Crystal received non-stop laughs from the audience with her hilarious portrayal of Paulette Bonafonte, Elle’s manicurist and friend. Her performance was one of the best of the night, perfectly balancing comedy and incredible musical performances.
The show was the biggest and most recognized LMT has done in recent years, according to their president Nicole Boncheff, who played sorority sister Serena.
“…We wanted to go for it, and go for a big show that people will know,” she said. “It felt like the year to do it, kind of go big or go home. And it exceeded my expectations.”

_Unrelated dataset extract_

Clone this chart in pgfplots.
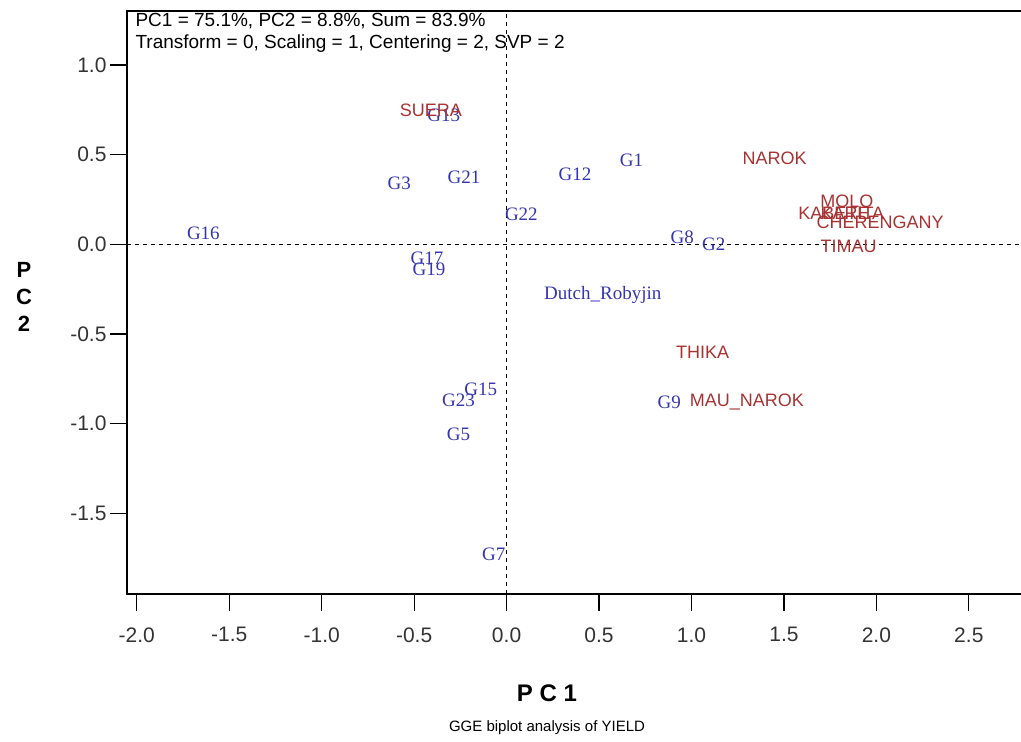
\documentclass[border=0pt]{standalone}
\usepackage{pgfplots}
\pgfplotsset{compat=1.18}
\usepackage{fontspec}
\setmainfont{Liberation Sans}
\newfontfamily\serifg{Liberation Serif}
\definecolor{gblue}{HTML}{3535B0}
\definecolor{ered}{HTML}{A83232}
\definecolor{tickgray}{HTML}{333333}
\begin{document}
\begin{tikzpicture}
\begin{axis}[
  scale only axis, width=896pt, height=583pt,
  at={(0,0)}, anchor=south west,
  xmin=-2.053, xmax=2.793, ymin=-1.949, ymax=1.301,
  axis line style={line width=2.5pt},
  xtick={-2,-1.5,-1,-0.5,0,0.5,1,1.5,2,2.5},
  xticklabels={-2.0,-1.5,-1.0,-0.5,0.0,0.5,1.0,1.5,2.0,2.5},
  ytick={-1.5,-1,-0.5,0,0.5,1},
  yticklabels={-1.5,-1.0,-0.5,0.0,0.5,1.0},
  tick align=outside, xtick pos=bottom, ytick pos=left,
  major tick length=17pt,
  tick style={line width=1.2pt, black},
  ticklabel style={font=\fontsize{21}{25}\selectfont, text=tickgray},
  xticklabel style={yshift=-13pt},
  clip=false,
]
\addplot[black, dashed, line width=0.9pt, dash pattern=on 4pt off 4pt] coordinates {(0,-1.949) (0,1.301)};
\addplot[black, dashed, line width=0.9pt, dash pattern=on 4pt off 4pt] coordinates {(-2.053,0) (2.793,0)};
% genotypes
\addplot[draw=none, nodes near coords, point meta=explicit symbolic,
  every node near coord/.style={anchor=center, text=gblue, font=\serifg\fontsize{19}{21}\selectfont, inner sep=0pt}]
coordinates {
(-0.34,0.72) [G13]
(-0.58,0.34) [G3]
(-0.23,0.375) [G21]
(0.37,0.39) [G12]
(0.675,0.47) [G1]
(0.08,0.17) [G22]
(-1.64,0.06) [G16]
(-0.43,-0.075) [G17]
(-0.42,-0.14) [G19]
(0.52,-0.28) [Dutch\_Robyjin]
(0.95,0.04) [G8]
(1.12,0.0) [G2]
(0.88,-0.88) [G9]
(-0.14,-0.81) [G15]
(-0.26,-0.87) [G23]
(-0.26,-1.06) [G5]
(-0.07,-1.73) [G7]
};
% environments
\addplot[draw=none, nodes near coords, point meta=explicit symbolic,
  every node near coord/.style={anchor=center, text=ered, font=\fontsize{18}{20}\selectfont, inner sep=0pt}]
coordinates {
(-0.41,0.75) [SUERA]
(1.45,0.48) [NAROK]
(1.84,0.24) [MOLO]
(1.77,0.175) [KABETE]
(1.87,0.175) [KARITA]
(2.02,0.125) [CHERENGANY]
(1.85,-0.01) [TIMAU]
(1.06,-0.60) [THIKA]
(1.30,-0.88) [MAU\_NAROK]
};
\end{axis}
\node[anchor=west, font=\fontsize{19}{22}\selectfont] at (5pt,573pt) {PC1 = 75.1\%, PC2 = 8.8\%, Sum = 83.9\%};
\node[anchor=west, font=\fontsize{19}{22}\selectfont] at (5pt,550pt) {Transform = 0, Scaling = 1, Centering = 2, SVP = 2};
\node[font=\bfseries\fontsize{24}{28}\selectfont] at (420pt,-99pt) {P C 1};
\node[font=\fontsize{15}{18}\selectfont] at (420pt,-134pt) {GGE biplot analysis of YIELD};
\node[font=\bfseries\fontsize{22}{26}\selectfont] at (-103pt,324pt) {P};
\node[font=\bfseries\fontsize{22}{26}\selectfont] at (-103pt,297pt) {C};
\node[font=\bfseries\fontsize{22}{26}\selectfont] at (-103pt,270pt) {2};
\pgfresetboundingbox
\path (-127pt,-148pt) rectangle (894pt,594pt);
\end{tikzpicture}
\end{document}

They knew it was a risk choosing a show that was more expensive than their previous shows, but it was well-received by the audience. The show sold out Friday night and was packed on Saturday’s matinee.
Earlier in the year, they won the Campus Upgrade Project — a competition put on by Wilfrid Laurier University Student’s Union. With the money from the award they were able to help fund the show and bring musical theatre to the Laurier community. With the cancellation of the Fr!nge Festival and lack of a theatre program at Laurier, LMT is a constant supporter of the arts.
“It provides an outlet for students who not only love acting but singing and dancing—the whole aspect of production,” said Boncheff. “It’s just a great experience that I think is kind of rare to find in other campus clubs at Laurier.”